「1億5千万年」の値段。

吉田秀和氏が亡くなった。
中学に入った頃から読みふけったクラシック音楽論のみならず、この人の芸術論やエッセイに、一体何れだけ感銘を受け啓蒙された事だろう。享年98と聞くが、分け隔て無く、如何なる芸術の神に捧げた人生を、非常に羨ましく思う。ご冥福をお祈りしたい。

さて先週末土曜日は、母と亡き父の50回目の結婚記念日、所謂「金婚式」で有るべき日で有った…が、父が4ヶ月前に急に逝った為、母が家族と親しい友人を招いてのランチを代官山の「O」で開く事に為り、その会に出席する。

夜は夜で、近所のベルギー・ビール・バー「B」に赴き、建築家O兄弟や文化人類学者H、バス会社勤務のNの各氏等、地元の煩さ方と長談義。

緑の党はどうなった?」の中沢新一や、「差別リツイート」や「相互監視発言」が、全く以て言語道断な自民党某女性代議士、不正受給(?)で糾弾の河本、「ヒアアフター」がマジ素晴らしかったイーストウッド監督、「流失と消失」等、酔いも手伝って喧々諤々…店長Aさんの可愛い顔が徐々に固く為って行くのを見て、夜中過ぎに漸く解散と為った。

そして昨日は、朝から活動。先ずは目白駅の直ぐ側で開催された、「2012春 目白コレクション」へ…全国から集まった、46店の骨董屋さんで構成された骨董フェアで有る。

比較的廉価な東洋・西洋骨董が集まり、内容も仏教美術や生活骨董、イコンや裂迄様々で、見ていて楽しい。

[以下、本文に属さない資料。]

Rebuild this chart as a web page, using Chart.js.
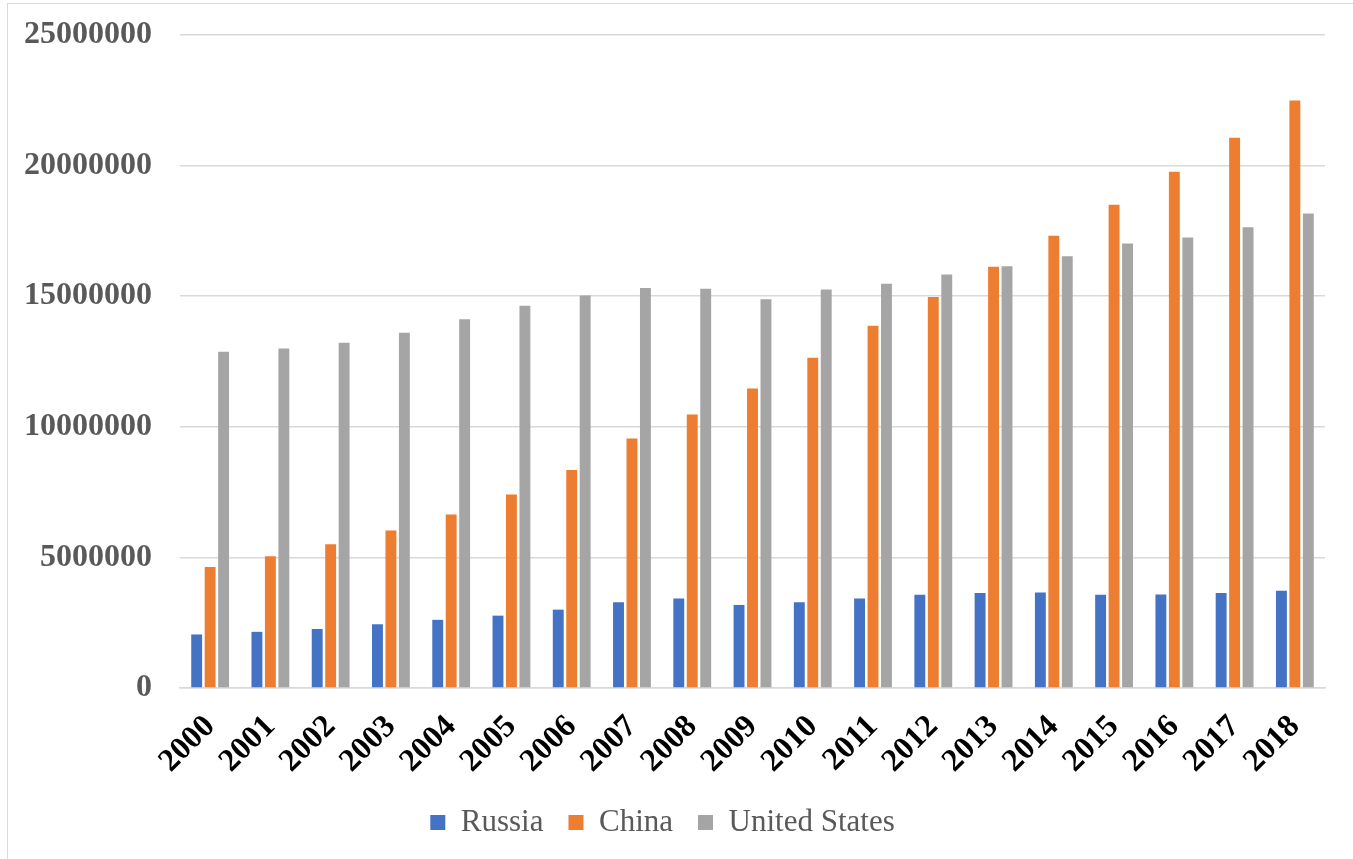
<!DOCTYPE html>
<html>
<head>
<meta charset="utf-8">
<script src="https://cdn.jsdelivr.net/npm/chart.js@4.4.0/dist/chart.umd.min.js"></script>
<style>
    body { margin: 0; background: #fff; overflow: hidden; }
    #frame { position: absolute; left: 7px; top: 3px; width: 1360px; height: 870px; border: 1.5px solid #d9d9d9; }
    #wrap { position: absolute; left: 0; top: 0; width: 1353px; height: 859px; }
</style>
</head>
<body>
<div id="frame"></div>
<div id="wrap"><canvas id="barChart" width="1353" height="859"></canvas></div>
<script>
    // categories and series
    const years = ['2000', '2001', '2002', '2003', '2004', '2005', '2006', '2007', '2008', '2009',
        '2010', '2011', '2012', '2013', '2014', '2015', '2016', '2017', '2018'];
    const russia = [2050000, 2150000, 2260000, 2440000, 2610000, 2770000, 3000000, 3280000, 3430000, 3180000,
        3280000, 3430000, 3570000, 3640000, 3660000, 3570000, 3580000, 3640000, 3720000];
    const china = [4630000, 5040000, 5500000, 6030000, 6640000, 7410000, 8350000, 9550000, 10470000, 11470000,
        12640000, 13870000, 14970000, 16130000, 17310000, 18500000, 19760000, 21070000, 22490000];
    const unitedStates = [12870000, 13000000, 13220000, 13600000, 14120000, 14630000, 15030000, 15310000, 15290000, 14880000,
        15260000, 15480000, 15830000, 16150000, 16530000, 17020000, 17250000, 17640000, 18170000];
    const yTicks = [0, 5000000, 10000000, 15000000, 20000000, 25000000];

    const serif = "'Liberation Serif', 'Times New Roman', serif";

    var ctx = document.getElementById('barChart').getContext('2d');
    var barChart = new Chart(ctx, {
        type: 'bar',
        data: {
            labels: years,
            datasets: [{
                label: 'Russia',
                backgroundColor: '#4472C4',
                data: russia
            }, {
                label: 'China',
                backgroundColor: '#ED7D31',
                data: china
            }, {
                label: 'United States',
                backgroundColor: '#A5A5A5',
                data: unitedStates
            }]
        },
        options: {
            responsive: false,
            animation: false,
            categoryPercentage: 0.67,
            barPercentage: 0.81,
            layout: {
                padding: { left: 0, right: 28, top: 35, bottom: 11 }
            },
            scales: {
                x: {
                    grid: { display: false },
                    border: { color: '#d9d9d9', width: 1.5 },
                    ticks: {
                        color: '#000',
                        maxRotation: 45,
                        minRotation: 45,
                        padding: 12,
                        font: { family: serif, size: 32, weight: 'bold' }
                    },
                    afterFit: scale => { scale.height = 94; }
                },
                y: {
                    min: 0,
                    max: 25000000,
                    afterBuildTicks: scale => {
                        scale.ticks = yTicks.map(v => ({ value: v }));
                    },
                    grid: { color: '#d9d9d9', lineWidth: 1.5, drawTicks: false },
                    border: { display: false },
                    ticks: {
                        color: '#595959',
                        padding: 28,
                        font: { family: serif, size: 32, weight: 'bold' },
                        callback: v => String(v)
                    },
                    afterFit: scale => {
                        scale.width = 180;
                        scale.paddingTop = 0;
                        scale.paddingBottom = 0;
                    }
                }
            },
            plugins: {
                legend: {
                    position: 'bottom',
                    labels: {
                        color: '#595959',
                        boxWidth: 15,
                        boxHeight: 15,
                        padding: 25,
                        font: { family: serif, size: 31 }
                    }
                },
                tooltip: { enabled: false }
            }
        }
    });
</script>
</body>
</html>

そんな中、立ち寄った旧知のK君のブースには、元は元興寺の門扉の柱だったと云う、一見男性器にも見えない事も無い、渋い鉄味の「鉄掛花入」が有り、かなり心が動いたのだが、ゲル妻の顔が浮かんだので断念し(笑)、目白を後にした。
その足で向かったのは、上野…しかし、行ったのは東博でも西洋美術館でも、はたまた芸大美術館でも都美館でも無い、国立科学博物館

何十年振りかの科博訪問の目的は、現在開催中の展覧会「縄文人展 芸術と科学の融合」を観る為。そしてこの展覧会は、科博とクリエイターとのコラボレーション・エキジビションと為って居るのだが、そのクリエイターとは、写真家上田義彦氏とグラフィック・デザイナー佐藤卓氏のお2人で有る(拙ダイアリー:「『屋久杉』と『桜』の現代茶会」参照)。

会場は、中央に展示された2体の縄文人男女の「骨(全身)」を中心に、佐藤デザイン、上田撮影の美しい「骨」の写真が並ぶ。

そして頭蓋骨や手足、歯や骨盤等、「骨」がクリエイター達の手でアートと為る事に因って、奇妙な事に、まるでその「骨」の持ち主を知っていたかの様な、既視感若しくは親近感を覚える。

それは、特に縄文男子の方が、骨格から推測すると背丈が170cm.も有ったらしく、体の大きい自分がまるでこの縄文人の末裔では無いかと、勝手に思い込んだからなのかも知れない。

アートと為った「骨の履歴書」と実際の「骨」が、人類学者のみならず、この科博を訪ねる子供達をも魅了するに違いない、美しい展覧会で有ったのだが、そしてその帰り際、ふとミュージアム・ショップに立ち寄ってみた。

子供や家族連れで溢れる店内を徘徊すると、その一角に化石・隕石売場を発見し、驚く…こんな所で「本物」の化石や隕石が売られて居るなんて!そして更に驚くべきはその価格で、「三葉虫」や「マンモスの歯」等が数千円で売られて居るのだが、この価格、安過ぎでは無かろうか?

結局、目白で「元興寺門扉の鉄掛花入」を断念した筆者は、「ウ〜ム、欲しいっ!」と眼を爛々と輝かせながら、子供達を押し退けて化石と隕石の全商品を実見、そして最終的に選んだのは、ジュラ期後期(約1億5千万年前)の小さな、しかし形の美しく整った「アンモナイト」の化石で有った。

レジのお姉さんに、「コレ、本物なんですよね?」と何度も念を押し(こう云う時に、顧客の気持ちが分かるのだ:笑)、呆れられ苦笑された末に払った金額は、何と税込「1,575円」ポッキリ。しつこい様だが安い…安過ぎる!

たった1,575円で買った、1億5千万年と云う「時」の証(10万年=1円!)…この値段なら、ゲル妻も文句は云うまい(と信じたい)と胸を撫で下ろしながら、購入したアンモナイトを撫で愛でた筆者は、今羽田空港のラウンジ。

これから、半年振りの香港へと発つ。